DC Charter Board Proposes Closing Imagine Southeast for Poor Performance
by Emma Brown
January 9, 2013
The DC Public Charter School Board (PCSB) is proposing to shutter a Ward 8 school for poor performance and will vote on the measure Thursday night.
Imagine Southeast, which serves more than 500 elementary and middle school students, opened in 2008 and has since failed to meet four of the five goals laid out in its charter agreement, according to PCSB.
Among the problems is a record of non-compliance with several laws and “dismally low” academic achievement, according to PCSB.
The board reviews schools’ performance every five years and can close any school that fails to meet agreed-upon expectations or breaks laws.
“A school cannot simply make a promise to educate kids well and not deliver,” PCSB spokeswoman Audrey Williams wrote in an email.
Leaders of Imagine Southeast protest that they are well aware of the need for improvement and have already begun making changes. They said they were shocked to learn that the school is in danger of closing—and deserve more time to show progress.

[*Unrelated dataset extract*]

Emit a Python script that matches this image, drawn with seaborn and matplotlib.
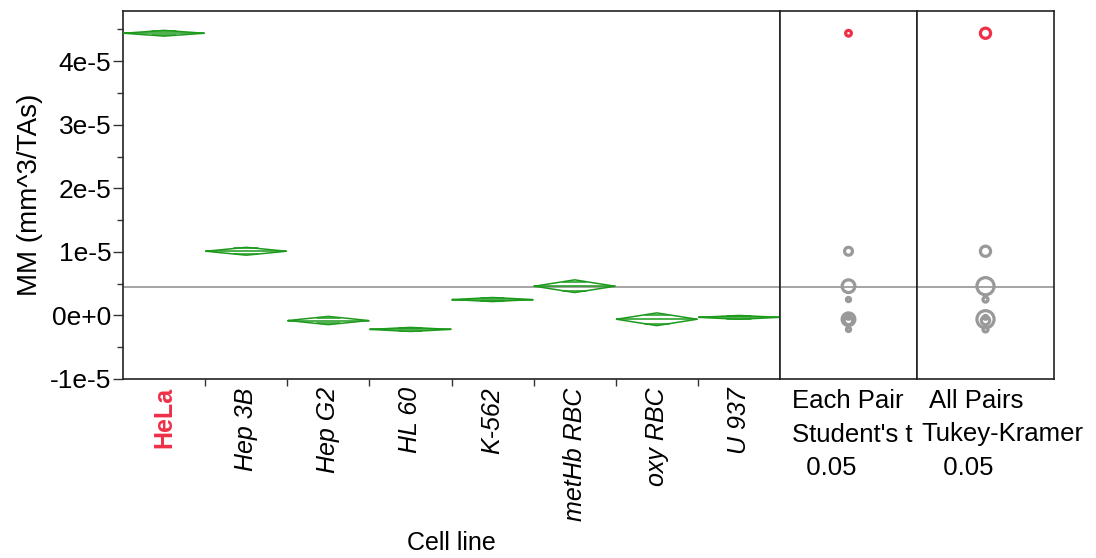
import numpy as np
import pandas as pd
import matplotlib
matplotlib.use("Agg")
import matplotlib.pyplot as plt
from matplotlib.patches import Ellipse
from matplotlib.ticker import FixedLocator, FixedFormatter, MultipleLocator
import seaborn as sns

sns.set_theme(style="ticks")
plt.rcParams["font.family"] = ["Liberation Sans", "DejaVu Sans"]
plt.rcParams.update({"text.color": "black", "axes.labelcolor": "black",
                     "xtick.color": "black", "ytick.color": "black"})

# Group summaries: mean MM and 95% CI half-widths
cell_lines = ["HeLa", "Hep 3B", "Hep G2", "HL 60", "K-562", "metHb RBC", "oxy RBC", "U 937"]
means = [4.44e-5, 1.01e-5, -0.08e-5, -0.22e-5, 0.25e-5, 0.46e-5, -0.06e-5, -0.03e-5]
ci_half = [0.045e-5, 0.062e-5, 0.065e-5, 0.032e-5, 0.032e-5, 0.10e-5, 0.10e-5, 0.03e-5]
tukey_radius = [0.08e-5, 0.08e-5, 0.065e-5, 0.04e-5, 0.04e-5, 0.135e-5, 0.135e-5, 0.03e-5]
grand_mean = 0.44e-5
highlight = "HeLa"

y_ticks = [-1e-5, 0, 1e-5, 2e-5, 3e-5, 4e-5]
y_tick_labels = ["-1e-5", "0e+0", "1e-5", "2e-5", "3e-5", "4e-5"]
y_limits = (-1e-5, 4.79e-5)

GREEN = "#1c9a1c"
GREY = "#999999"
RED = "#ee3048"

W, H = 1096, 558
fig = plt.figure(figsize=(W / 100, H / 100), dpi=100)
top, bottom = 11, 379
ph = (bottom - top) / H
yb = 1 - bottom / H
ax = fig.add_axes([123 / W, yb, (780 - 123) / W, ph])
axE = fig.add_axes([780 / W, yb, 137 / W, ph])
axA = fig.add_axes([917 / W, yb, 137 / W, ph])

# Means diamonds as outline polygons, one unit per cell line
rows = []
for i, (name, m, c) in enumerate(zip(cell_lines, means, ci_half)):
    x0, x1, xc = i + 0.01, i + 0.99, i + 0.5
    for k, (x, y) in enumerate([(x0, m), (xc, m + c), (x1, m), (xc, m - c), (x0, m)]):
        rows.append({"cell": name, "part": "diamond", "order": k, "x": x, "y": y})
    rows.append({"cell": name, "part": "mean", "order": 0, "x": x0, "y": m})
    rows.append({"cell": name, "part": "mean", "order": 1, "x": x1, "y": m})
    off = c / np.sqrt(2)
    half = 0.49 * (1 - 1 / np.sqrt(2))
    for s, tag in [(1, "ov_hi"), (-1, "ov_lo")]:
        rows.append({"cell": name, "part": tag, "order": 0, "x": xc - half, "y": m + s * off})
        rows.append({"cell": name, "part": tag, "order": 1, "x": xc + half, "y": m + s * off})
df = pd.DataFrame(rows)
df["unit"] = df["cell"] + "|" + df["part"]

ax.axhline(grand_mean, color="#8c8c8c", lw=1.1, zorder=1)
sns.lineplot(data=df, x="x", y="y", units="unit", estimator=None, sort=False,
             color=GREEN, lw=1.1, ax=ax, legend=False, zorder=3)

ax.set_xlim(0, len(cell_lines))
ax.set_ylim(*y_limits)
ax.set_xlabel("")
ax.set_ylabel("")
ax.yaxis.set_major_locator(FixedLocator(y_ticks))
ax.yaxis.set_major_formatter(FixedFormatter(y_tick_labels))
ax.yaxis.set_minor_locator(MultipleLocator(0.5e-5))
ax.tick_params(axis="y", which="major", labelsize=19, length=7.5, width=1, pad=1, color="#333333")
ax.tick_params(axis="y", which="minor", length=4.5, width=1, color="#333333")

ax.xaxis.set_major_locator(FixedLocator(np.arange(len(cell_lines)) + 0.5))
ax.xaxis.set_major_formatter(FixedFormatter(cell_lines))
ax.xaxis.set_minor_locator(FixedLocator(np.arange(1, len(cell_lines))))
ax.tick_params(axis="x", which="major", length=0, pad=6)
ax.tick_params(axis="x", which="minor", length=5, width=1, color="#333333")
for lbl in ax.get_xticklabels():
    lbl.set_rotation(90)
    lbl.set_va("top")
    lbl.set_ha("center")
    lbl.set_fontsize(18)
    if lbl.get_text() == highlight:
        lbl.set_color(RED)
        lbl.set_fontweight("bold")
    else:
        lbl.set_fontstyle("italic")
        lbl.set_color("black")

fig.text(30 / W, 1 - 195 / H, "MM (mm^3/TAs)", rotation=90, fontsize=20,
         ha="center", va="center")
fig.text(451 / W, 1 - 543 / H, "Cell line", fontsize=18, ha="center", va="center")

# Comparison circles panels
panel_px_w, panel_px_h = 137, bottom - top
y_span = y_limits[1] - y_limits[0]
for pax, radii in [(axE, ci_half), (axA, tukey_radius)]:
    pax.set_xlim(0, 1)
    pax.set_ylim(*y_limits)
    pax.axhline(grand_mean, color="#8c8c8c", lw=1.1, zorder=1)
    for name, m, r in zip(cell_lines, means, radii):
        r_px = r / y_span * panel_px_h
        w = 2 * r_px / panel_px_w
        col = RED if name == highlight else GREY
        pax.add_patch(Ellipse((0.5, m), w, 2 * r, fill=False, ec=col, lw=2.3, zorder=3))
    pax.set_xticks([])
    pax.set_yticks([])

for a in (ax, axE, axA):
    for sp in a.spines.values():
        sp.set_visible(True)
        sp.set_color("#222222")
        sp.set_linewidth(1.2)

# Panel captions: (left edge px, text) per line
captions = [
    [(792, "Each Pair"), (792, "Student's t"), (792, "  0.05")],
    [(929, "All Pairs"), (921, "Tukey-Kramer"), (929, "  0.05")],
]
for col in captions:
    for j, (x_left, t) in enumerate(col):
        fig.text(x_left / W, 1 - (401 + j * 33.5) / H, t, fontsize=18.5,
                 ha="left", va="center", color="black")

fig.savefig("out.png", dpi=100, facecolor="white")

“We feel a little bit like the carpet’s being pulled out from under us in the middle of what’s going to take a little more time,” said Matt Engel, Vice Chairman of Imagine Southeast’s board.
If the PCSB votes to revoke Imagine’s charter, the school would close at the end of this school year. Families would have the aid of an enrollment specialist dedicated to helping them find a new school, Williams said.
Attendance rates at Imagine are among the lowest in Ward 8, and re-enrollment rates never rose above 70 percent—a sign, according to PCSB, that parents are not satisfied with the school.
While students’ reading performance at Imagine Southeast has improved in the last two years, the proficiency rate on standardized tests is far below the city average, at 36 percent, according to the revocation proposal.
The school’s math proficiency rate, 33 percent, is also lower than the city average.
The PCSB said that the school has broken several laws over the past five years, including establishing a discipline policy that didn’t provide due process for students and using an application form that asked “for information that was not allowable.” Charter schools must give equal-admission opportunity to all applicants and cannot screen out students with disabilities or other special needs.
Leaders of Imagine Southeast said they could not immediately comment on those allegations.
Imagine Southeast is part of a network of schools operated by Arlington-based Imagine Schools Inc., a for-profit company that operates about 70 schools in 12 states and the District, according to its website.
In Missouri, state officials last year closed six Imagine charter schools in St. Louis, citing academic failure and financial problems. The St. Louis Post-Dispatch had written extensively about complicated real estate deals that left the city’s Imagine schools spending a disproportionately high amount on rent, leaving little for textbooks and other instructional necessities.
Another Imagine school, in St. Petersburg, Florida, also came close to being shuttered for poor performance, but was saved by parents’ pleas for a chance to improve. The school rated an “F” on Florida’s school report card.
A spokeswoman for Imagine Schools did not respond to a request for comment Wednesday.